3 photos
Car people generally prefer very particular types of vehicle. It could be a supreme off-roader, or a pared-down track beast; maybe it just makes a sweet, sweet racket with that big V8. But that beloved car is typically a specialist. It does one or two things with exceptional proficiency — even if the average owner may never use that feature.
The Honda CR-V is the antithesis of that car. It’s brilliant in an entirely different way: it’s the ultimate generalist.
With the CR-V, Honda set out to build the consummate useful car. The company has been refining that vision for more than two decades. The CR-V has the practical body style everyone wants these days — a spacious compact crossover. Instead of a superpower, the CR-V is simply good at just about every normal car activity…assuming normal for you doesn’t include towing a giant camping trailer, rock crawling, or accelerating like an absolute loon.

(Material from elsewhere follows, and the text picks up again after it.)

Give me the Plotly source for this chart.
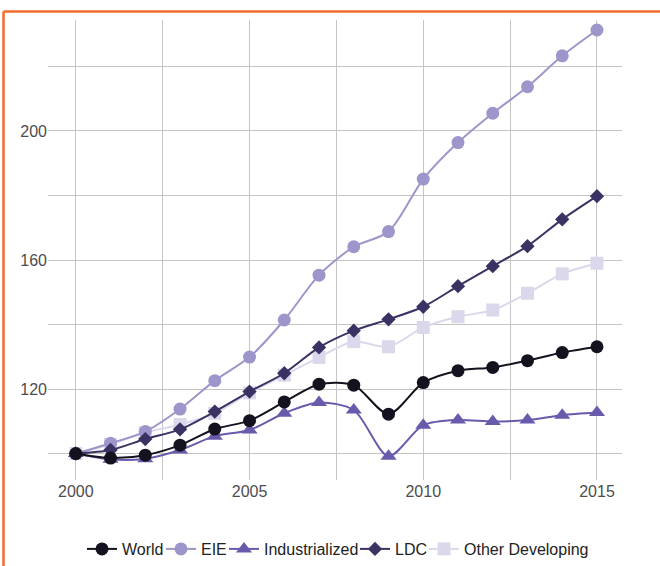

I consider myself a car person. Writing about cars for a living, I want every manufacturer to swing for the fences with a car, succeed or fail wildly, and include a manual transmission option as much as possible. But, in my real life, my hair keeps getting grayer. My family — and consequent responsibilities — keeps expanding. As depressing as it may be to admit, a practical family car like the Honda CR-V makes a whole lot of sense.
I spent a week with a Honda CR-V Touring — ironically, a week where social distancing meant I had almost nothing practical to do. It wasn’t rollicking fun. But the car was flawless.